What kind of a legacy do we leave? After all, none of us will live in this body forever. Any of us could pass within the next 24 hours. I had a neighbor die recently, just a day after we'd talked. Gone now. His legacy is a big garage he'd just built to house his racing cars, something that his wife of less than six weeks' duration, probably has zero interest in. Some legacy! Oh, and several ex-wives and at least one child who'd not seen him in years and at least one grand-child who never met him. Legacy.
Who rates our legacy? The map maker for the town? The trustees of the church or college or library? Short-term, if so. For those unfamiliar, I recommend meditation upon a bit of poetry recalling Ozymandias.
Jesus, who should be our model, left no physical monuments, nor children of His body. His immediate disciples mostly died in bad ways, mostly without progeny or wealth. Their legacy, and His too, was obedience to the Father. The Lord took that obedience, and used it to change the world.
Abraham also was obedient, and it changed the world too. He was the father of the Jews, which would include Jesus and those disciples. With quite a bit of opposition, too. That hasn't changed.
To Abraham, that promise of the land his descendants would hold, seemed vast beyond belief. Yet, as the Scripture records, "he believed in the LORD; and he counted it to him for righteousness.".
That grant of land, which promise is still good, extended from the Nile River to the Euphrates River. Quite a bit of land! As in, a good bit of what is now Egypt, over to Iraq and parts of Turkey. So much for the "west Bank" wails!
Now, there is nothing necessarily wrong with naming stuff after those whose efforts made those things possible. Necessarily. Yes, it can become an idol of sorts (see the descendants of Gideon for example). But our real legacy, our real legacy, is a living one. The lives we have touched, by God's grace. All of us have touched some. Sometimes for good, sometimes not. And sometimes we don't even realize it. But the Lord knows, and sometimes those we've touched know as well, and perhaps we will learn of it in Glory. Or before the White Throne.
The promises that the Lord made to Abraham and Sarah came to pass. When Isaac (meaning "he will laugh") was born, Sarah was 90 years old! Abraham was 100, as we will see in a few days. WELL beyond the point at which we would think people capable of having children.

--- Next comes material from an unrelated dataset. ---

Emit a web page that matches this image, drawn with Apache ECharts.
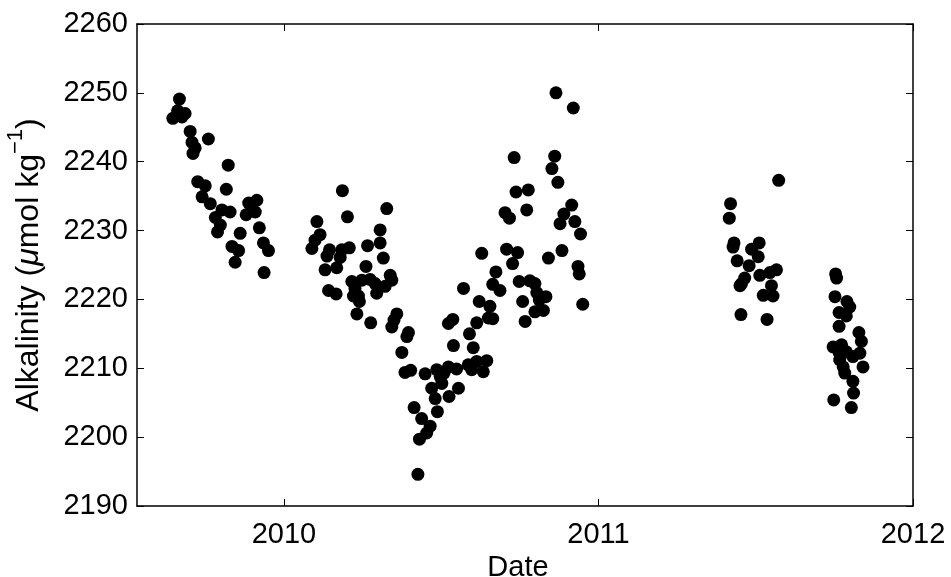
<!DOCTYPE html>
<html lang="en">
<head>
    <meta charset="UTF-8">
    <title>Alkalinity</title>
    <script src="https://cdn.jsdelivr.net/npm/echarts@6/dist/echarts.min.js"></script>
    <style>
        html, body { margin: 0; padding: 0; background: #fff; }
        #chart { width: 951px; height: 577px; }
    </style>
</head>
<body>
<div id="chart"></div>
<script type="text/javascript">
    // sample dates (decimal year) and alkalinity values
    var dates = [
        2009.668, 2009.662, 2009.686, 2009.647, 2009.676, 2009.702, 2009.760, 2009.708, 2009.718, 2009.711,
        2009.823, 2009.726, 2009.750, 2009.817, 2009.740, 2009.766, 2009.914, 2009.888, 2009.880, 2009.909,
        2009.803, 2009.829, 2009.782, 2009.798, 2009.789, 2009.861, 2009.922, 2009.935, 2009.951, 2009.835,
        2009.856, 2009.845, 2009.937,
        2010.105, 2010.115, 2010.099, 2010.089, 2010.145, 2010.137, 2010.131, 2010.168, 2010.184, 2010.179,
        2010.186, 2010.202, 2010.208, 2010.142, 2010.166, 2010.216, 2010.226, 2010.221, 2010.237, 2010.240,
        2010.232, 2010.248, 2010.261, 2010.266, 2010.274, 2010.290, 2010.276, 2010.295, 2010.306, 2010.306,
        2010.316, 2010.322, 2010.327, 2010.338, 2010.343, 2010.359, 2010.350, 2010.343, 2010.396, 2010.391,
        2010.375, 2010.385, 2010.403, 2010.414, 2010.438, 2010.465, 2010.431, 2010.454, 2010.426, 2010.449,
        2010.486, 2010.509, 2010.523, 2010.470, 2010.481, 2010.525, 2010.502, 2010.497, 2010.488,
        2010.865, 2010.920, 2010.732, 2010.861, 2010.852, 2010.871, 2010.738, 2010.777, 2010.772, 2010.703,
        2010.717, 2010.915, 2010.890, 2010.878, 2010.925, 2010.943, 2010.629, 2010.708, 2010.743, 2010.727,
        2010.841, 2010.884, 2010.935, 2010.939, 2010.950, 2010.674, 2010.664, 2010.687, 2010.571, 2010.748,
        2010.782, 2010.798, 2010.804, 2010.833, 2010.812, 2010.759, 2010.798, 2010.825, 2010.767, 2010.621,
        2010.655, 2010.613, 2010.650, 2010.664, 2010.523, 2010.537, 2010.590, 2010.539, 2010.602, 2010.586,
        2010.613, 2010.645, 2010.634, 2010.597, 2010.549, 2010.555,
        2011.573, 2011.420, 2011.416, 2011.431, 2011.428, 2011.511, 2011.487, 2011.508, 2011.441, 2011.479,
        2011.566, 2011.545, 2011.513, 2011.465, 2011.455, 2011.450, 2011.550, 2011.524, 2011.555, 2011.453,
        2011.536,
        2011.754, 2011.757, 2011.752, 2011.790, 2011.799, 2011.765, 2011.788, 2011.765, 2011.828, 2011.836,
        2011.746, 2011.773, 2011.765, 2011.788, 2011.809, 2011.831, 2011.767, 2011.778, 2011.783, 2011.841,
        2011.809, 2011.811, 2011.748, 2011.804
    ];
    var alkalinity = [
        2249.1, 2247.4, 2247.0, 2246.3, 2246.5, 2244.4, 2243.3, 2242.8, 2242.0, 2241.2,
        2239.5, 2237.1, 2236.5, 2236.0, 2234.9, 2233.9, 2234.4, 2234.0, 2232.3, 2232.7,
        2233.0, 2232.7, 2231.9, 2230.8, 2229.8, 2229.6, 2230.4, 2228.2, 2227.1, 2227.7,
        2227.1, 2225.4, 2223.9,
        2231.3, 2229.4, 2228.6, 2227.4, 2227.2, 2226.3, 2224.3, 2224.6, 2227.2, 2226.1,
        2235.8, 2232.0, 2227.5, 2221.3, 2220.8, 2222.6, 2221.6, 2220.5, 2220.5, 2219.7,
        2217.9, 2222.8, 2224.8, 2227.8, 2222.9, 2222.3, 2216.6, 2220.9, 2230.1, 2228.2,
        2226.0, 2221.9, 2233.2, 2223.5, 2222.8, 2217.9, 2217.0, 2216.0, 2215.2, 2214.6,
        2212.3, 2209.4, 2209.7, 2204.3, 2202.7, 2201.6, 2199.7, 2200.6, 2194.6, 2209.2,
        2209.8, 2209.3, 2210.2, 2207.1, 2205.6, 2205.9, 2207.8, 2208.8, 2203.7,
        2250.0, 2247.8, 2240.6, 2240.8, 2239.0, 2237.0, 2235.6, 2235.9, 2233.0, 2232.6,
        2231.8, 2233.7, 2232.4, 2231.0, 2231.3, 2229.5, 2226.7, 2227.3, 2226.8, 2225.2,
        2226.0, 2227.1, 2224.8, 2223.7, 2219.3, 2224.0, 2222.2, 2221.3, 2221.6, 2222.6,
        2222.7, 2222.3, 2221.0, 2220.4, 2219.9, 2219.7, 2218.2, 2218.4, 2216.8, 2219.7,
        2219.0, 2216.6, 2217.3, 2217.2, 2216.5, 2217.1, 2215.0, 2213.3, 2213.0, 2210.5,
        2211.0, 2211.1, 2209.5, 2209.8, 2209.9, 2207.1,
        2237.3, 2233.9, 2231.8, 2228.2, 2227.6, 2228.2, 2227.3, 2226.2, 2225.6, 2224.9,
        2224.3, 2223.9, 2223.5, 2223.1, 2222.3, 2222.0, 2222.0, 2220.6, 2220.5, 2217.8,
        2217.1,
        2223.7, 2223.1, 2220.4, 2219.7, 2218.9, 2218.1, 2217.6, 2216.1, 2215.2, 2213.9,
        2213.1, 2213.4, 2212.3, 2212.4, 2211.7, 2212.2, 2211.2, 2210.2, 2209.3, 2210.2,
        2208.1, 2206.4, 2205.4, 2204.3
    ];
    var yearTicks = [2010, 2011, 2012];

    var points = dates.map(function (d, i) {
        return [d, alkalinity[i]];
    });

    var chart = echarts.init(document.getElementById('chart'));
    var font = '"Liberation Sans", Arial, Helvetica, sans-serif';

    var xBase = {
        type: 'value',
        min: 2009.533,
        max: 2012,
        splitLine: {show: false},
        axisLine: {show: true, onZero: false, lineStyle: {color: '#000', width: 1.5}},
        axisTick: {show: true, inside: true, length: 7, customValues: yearTicks, lineStyle: {color: '#000', width: 1}}
    };
    var yBase = {
        type: 'value',
        min: 2190,
        max: 2260,
        interval: 10,
        splitLine: {show: false},
        axisLine: {show: true, onZero: false, lineStyle: {color: '#000', width: 1.5}},
        axisTick: {show: true, inside: true, length: 7, lineStyle: {color: '#000', width: 1}}
    };

    var option = {
        backgroundColor: '#fff',
        animation: false,
        textStyle: {fontFamily: font},
        grid: {left: 137, right: 38, top: 24, bottom: 71, containLabel: false, outerBoundsMode: 'none'},
        xAxis: [
            echarts.util.merge({
                position: 'bottom',
                name: 'Date',
                nameLocation: 'middle',
                nameGap: 38,
                nameTextStyle: {color: '#000', fontSize: 29, fontFamily: font, padding: [0, 14, 0, 0]},
                axisLabel: {
                    color: '#000', fontSize: 29, fontFamily: font, margin: 14,
                    customValues: yearTicks,
                    formatter: function (v) { return String(Math.round(v)); }
                }
            }, xBase, true),
            echarts.util.merge({
                position: 'top',
                axisLabel: {show: false}
            }, xBase, true)
        ],
        yAxis: [
            echarts.util.merge({
                position: 'left',
                name: '{t|Alkalinity (}{mu|μ}{t|mol kg}{sup|−1}{t|)}',
                nameLocation: 'middle',
                nameGap: 92,
                nameRotate: 90,
                nameTextStyle: {
                    color: '#000',
                    rich: {
                        t: {fontSize: 32, fontFamily: font, color: '#000', lineHeight: 40, verticalAlign: 'bottom'},
                        mu: {fontSize: 32, fontFamily: font, fontStyle: 'italic', color: '#000', lineHeight: 40, verticalAlign: 'bottom'},
                        sup: {fontSize: 22, fontFamily: font, color: '#000', lineHeight: 40, verticalAlign: 'top'}
                    }
                },
                axisLabel: {
                    color: '#000', fontSize: 29, fontFamily: font, margin: 9,
                    formatter: function (v) { return String(v); }
                }
            }, yBase, true),
            echarts.util.merge({
                position: 'right',
                axisLabel: {show: false}
            }, yBase, true)
        ],
        series: [{
            type: 'scatter',
            data: points,
            symbol: 'circle',
            symbolSize: 13,
            itemStyle: {color: '#000', opacity: 1},
            silent: true
        }]
    };
    chart.setOption(option);
</script>
</body>
</html>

But if the Lord could create the world, and light, and gravity, with a word, nothing is beyond His reach. We do well to remember that. When all seems lost and dark and hopeless, when we are tempted to despair and lose hope, He is still there. I know.
The New Testament passage is verses 27-48 in the 5th chapter in the Gospel of Matthew. More of the Sermon on the Mount. Jesus teaching, we do well to remember that. Anyone think we can carry out His commands -- for they are that, commands, not trite suggestions -- in our own power? I can't.